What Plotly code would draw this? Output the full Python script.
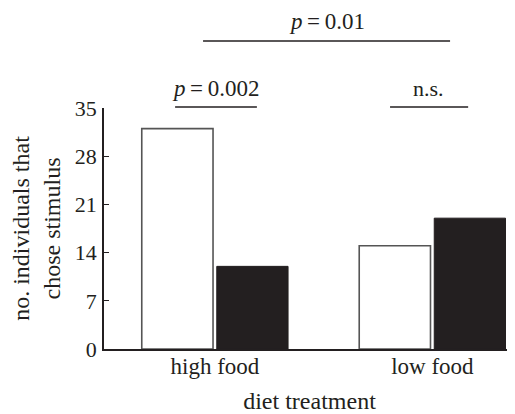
import plotly.graph_objects as go

categories = ["high food", "low food"]
stimulus_white = [32, 15]
stimulus_black = [12, 19]
y_ticks = [0, 7, 14, 21, 28, 35]

FONT = "Liberation Serif, Times New Roman, serif"
x_pos = list(range(len(categories)))

fig = go.Figure()
fig.add_trace(go.Bar(x=x_pos, y=stimulus_white, marker=dict(color="white", line=dict(color="#555555", width=1.6)),
                     showlegend=False))
fig.add_trace(go.Bar(x=x_pos, y=stimulus_black, marker=dict(color="#231f20", line=dict(color="#231f20", width=1)),
                     showlegend=False))

# page has an 8px body margin, so the figure is offset by 8px
fig.update_layout(
    width=507, height=414,
    margin=dict(l=96, r=0, t=100, b=73),
    paper_bgcolor="white", plot_bgcolor="white",
    barmode="group", bargap=0.31, bargroupgap=0.05,
    font=dict(family=FONT, size=22, color="#231f20"),
    xaxis=dict(range=[-0.51, 1.38], tickvals=x_pos, ticktext=categories, showline=True,
               linecolor="#231f20", linewidth=1.5, ticks="", ticklen=0, showgrid=False, zeroline=False,
               automargin=False, tickfont=dict(size=23), ticklabelstandoff=-4,
               title=dict(text="diet treatment", font=dict(size=24), standoff=14)),
    yaxis=dict(range=[0, 35], tickvals=y_ticks, showline=True, linecolor="#231f20", linewidth=1.5,
               ticks="inside", ticklen=5, tickcolor="#231f20", showgrid=False, zeroline=False,
               ticklabelstandoff=1, automargin=False,
               title=dict(text="no. individuals that<br>chose stimulus", font=dict(size=24), standoff=10)),
)

def pline(x0, x1, y):
    fig.add_shape(type="line", xref="paper", yref="paper", x0=x0, x1=x1, y0=y, y1=y,
                  line=dict(color="#231f20", width=1.5))

pline(0.241, 0.842, 1.278)
pline(0.173, 0.372, 1.004)
pline(0.696, 0.886, 1.004)

fig.add_annotation(xref="paper", yref="paper", x=0.542, y=1.36, text="<i>p</i>\u2009=\u20090.01",
                   showarrow=False, font=dict(size=23), xanchor="center", yanchor="middle")
fig.add_annotation(xref="paper", yref="paper", x=0.272, y=1.08, text="<i>p</i>\u2009=\u20090.002",
                   showarrow=False, font=dict(size=23), xanchor="center", yanchor="middle")
fig.add_annotation(xref="paper", yref="paper", x=0.79, y=1.08, text="n.s.",
                   showarrow=False, font=dict(size=22), xanchor="center", yanchor="middle")

fig.write_html("out.html")
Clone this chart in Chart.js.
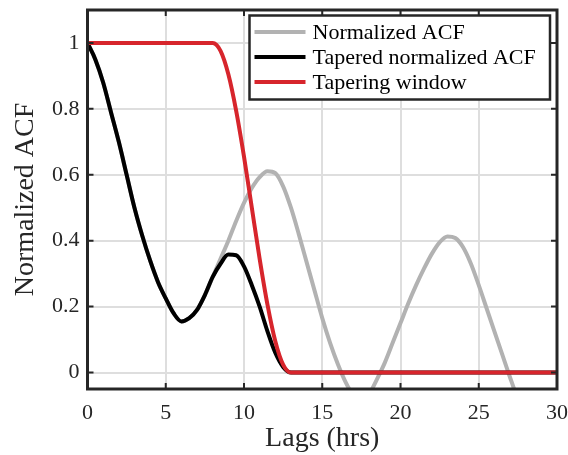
<!DOCTYPE html>
<html>
<head>
<meta charset="utf-8">
<script src="https://cdn.jsdelivr.net/npm/chart.js@4.4.1/dist/chart.umd.min.js"></script>
<style>
  html, body { margin: 0; padding: 0; background: #fff; }
</style>
</head>
<body>
<canvas id="acfChart" width="568" height="455"></canvas>
<script>
// lags in hours, values are normalized autocorrelation
const acfLags = [0, 0.5, 1, 1.5, 2, 2.5, 3, 3.5, 4, 4.5, 5, 5.5, 6, 6.5, 7, 7.5, 8, 8.5, 9, 9.5,
  10, 10.5, 11, 11.5, 12, 12.5, 13, 13.5, 14, 14.5, 15, 15.5, 16, 16.5, 17, 17.5, 18, 18.5, 19, 19.5,
  20, 20.5, 21, 21.5, 22, 22.5, 23, 23.5, 24, 24.5, 25, 25.5, 26, 26.5, 27, 27.5, 28, 28.5, 29, 29.5, 30];
const acfValues = [1, 0.95, 0.88, 0.79, 0.70, 0.60, 0.50, 0.415, 0.34, 0.275, 0.225, 0.18, 0.155, 0.165, 0.19, 0.235, 0.29, 0.345, 0.40, 0.46,
  0.515, 0.56, 0.593, 0.611, 0.605, 0.565, 0.50, 0.42, 0.335, 0.25, 0.165, 0.09, 0.025, -0.03, -0.07, -0.085, -0.065, -0.02, 0.03, 0.09,
  0.15, 0.21, 0.265, 0.315, 0.36, 0.395, 0.413, 0.408, 0.38, 0.33, 0.265, 0.195, 0.125, 0.055, -0.015, -0.08, -0.13, -0.17, -0.2, -0.23, -0.25];

const taperedLags = [0, 0.5, 1, 1.5, 2, 2.5, 3, 3.5, 4, 4.5, 5, 5.5, 6, 6.5, 7, 7.5, 8, 8.5, 9, 9.5,
  10, 10.5, 11, 11.5, 12, 12.5, 13, 30];
const taperedValues = [1, 0.95, 0.88, 0.79, 0.70, 0.60, 0.50, 0.415, 0.34, 0.275, 0.225, 0.18, 0.155, 0.165, 0.19, 0.235, 0.29, 0.33, 0.358, 0.356,
  0.322, 0.265, 0.20, 0.125, 0.06, 0.017, 0, 0];

const windowLags = [0, 7.5, 8, 8.5, 9, 9.5, 10, 10.5, 11, 11.5, 12, 12.5, 13, 13.5, 30];
const windowValues = [1, 1, 1, 0.976, 0.905, 0.794, 0.655, 0.5, 0.345, 0.206, 0.095, 0.024, 0, 0, 0];

const seriesNames = ['Normalized ACF', 'Tapered normalized ACF', 'Tapering window'];
const seriesColors = ['#b2b2b2', '#000000', '#d7252c'];

const xTicks = [0, 5, 10, 15, 20, 25, 30];
const yTicks = [0, 0.2, 0.4, 0.6, 0.8, 1];

const ink = '#262626';
const serif = '"Liberation Serif", "Times New Roman", serif';

function pts(xs, ys) {
  return xs.map((x, i) => ({ x: x, y: ys[i] }));
}

function series(i, xs, ys, order) {
  return {
    label: seriesNames[i],
    data: pts(xs, ys),
    borderColor: seriesColors[i],
    borderWidth: 4,
    pointRadius: 0,
    cubicInterpolationMode: 'monotone',
    clip: 0,
    order: order
  };
}

// box round the axes, inward ticks on all four sides, legend in the top right
const axesBox = {
  id: 'axesBox',
  afterDatasetsDraw(chart) {
    const { ctx, chartArea: a, scales } = chart;
    const sx = scales.x, sy = scales.y;
    ctx.save();
    ctx.strokeStyle = ink;
    ctx.lineWidth = 2;
    ctx.beginPath();
    xTicks.forEach(v => {
      const px = sx.getPixelForValue(v);
      ctx.moveTo(px, a.bottom); ctx.lineTo(px, a.bottom - 6);
      ctx.moveTo(px, a.top); ctx.lineTo(px, a.top + 6);
    });
    yTicks.forEach(v => {
      const py = sy.getPixelForValue(v);
      ctx.moveTo(a.left, py); ctx.lineTo(a.left + 6, py);
      ctx.moveTo(a.right, py); ctx.lineTo(a.right - 6, py);
    });
    ctx.stroke();
    ctx.lineWidth = 3;
    ctx.strokeRect(a.left, a.top, a.right - a.left, a.bottom - a.top);

    // legend
    const lx = 249.5, ly = 15.5, lw = 300.5, lh = 84;
    ctx.fillStyle = '#fff';
    ctx.fillRect(lx, ly, lw, lh);
    ctx.lineWidth = 2.5;
    ctx.strokeRect(lx, ly, lw, lh);
    ctx.font = '22px ' + serif;
    ctx.textBaseline = 'middle';
    ctx.textAlign = 'left';
    chart.data.datasets.forEach((ds, i) => {
      const ry = ly + 16.5 + i * 25;
      ctx.strokeStyle = ds.borderColor;
      ctx.lineWidth = 4;
      ctx.beginPath();
      ctx.moveTo(lx + 5, ry); ctx.lineTo(lx + 56, ry);
      ctx.stroke();
      ctx.fillStyle = '#000';
      ctx.fillText(ds.label, lx + 63, ry + 1);
    });
    ctx.restore();
  }
};

new Chart(document.getElementById('acfChart'), {
  type: 'line',
  data: {
    datasets: [
      series(0, acfLags, acfValues, 3),
      series(1, taperedLags, taperedValues, 2),
      series(2, windowLags, windowValues, 1)
    ]
  },
  options: {
    responsive: false,
    animation: false,
    devicePixelRatio: 1,
    events: [],
    layout: { padding: { top: 10, right: 11, left: 0, bottom: 0 } },
    plugins: { legend: { display: false }, tooltip: { enabled: false } },
    scales: {
      x: {
        type: 'linear',
        min: 0, max: 30,
        afterBuildTicks: s => { s.ticks = xTicks.map(v => ({ value: v })); },
        afterFit: s => { s.height = 66; s.paddingLeft = 0; s.paddingRight = 0; },
        grid: { color: '#dedede', lineWidth: 2, drawTicks: false },
        border: { display: false },
        ticks: { color: ink, padding: 11, font: { family: serif, size: 22 }, maxRotation: 0 },
        title: { display: true, text: 'Lags (hrs)', color: ink, font: { family: serif, size: 28 }, padding: { top: 0, bottom: 0 } }
      },
      y: {
        type: 'linear',
        min: -0.05, max: 1.1,
        afterBuildTicks: s => { s.ticks = yTicks.map(v => ({ value: v })); },
        afterFit: s => { s.width = 87.5; s.paddingTop = 0; s.paddingBottom = 0; },
        grid: { color: '#dedede', lineWidth: 2, drawTicks: false },
        border: { display: false },
        ticks: { color: ink, padding: 8, font: { family: serif, size: 22 }, callback: v => String(+v.toFixed(1)) },
        title: { display: true, text: 'Normalized ACF', color: ink, font: { family: serif, size: 28 }, padding: { top: 9, bottom: 0 } }
      }
    }
  },
  plugins: [axesBox]
});
</script>
</body>
</html>
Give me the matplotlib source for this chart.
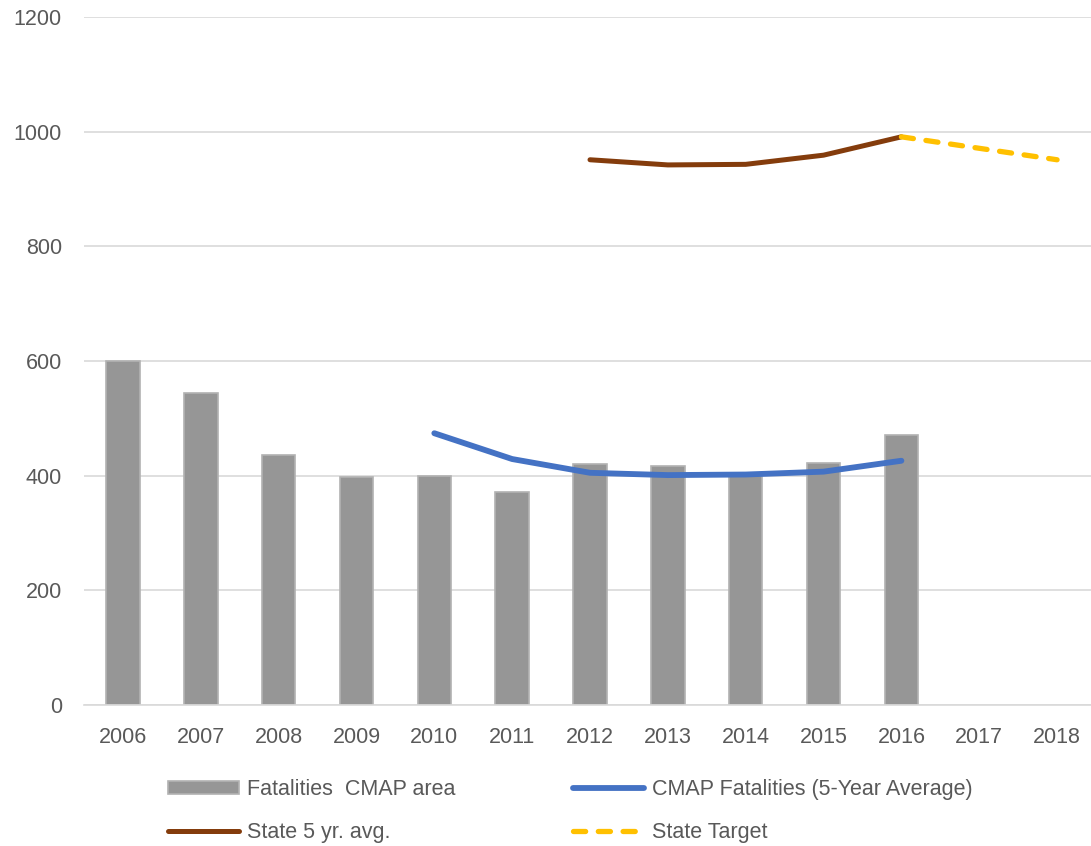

§ DIRECTION
Write out every line of the listing that holds the word "script".

§ SOLVED EXERCISE
What Plotly code would draw this? Output the full Python script.
<script src="https://cdn.jsdelivr.net/npm/chart.js@4.4.1/dist/chart.umd.min.js"></script>
<script>
</script>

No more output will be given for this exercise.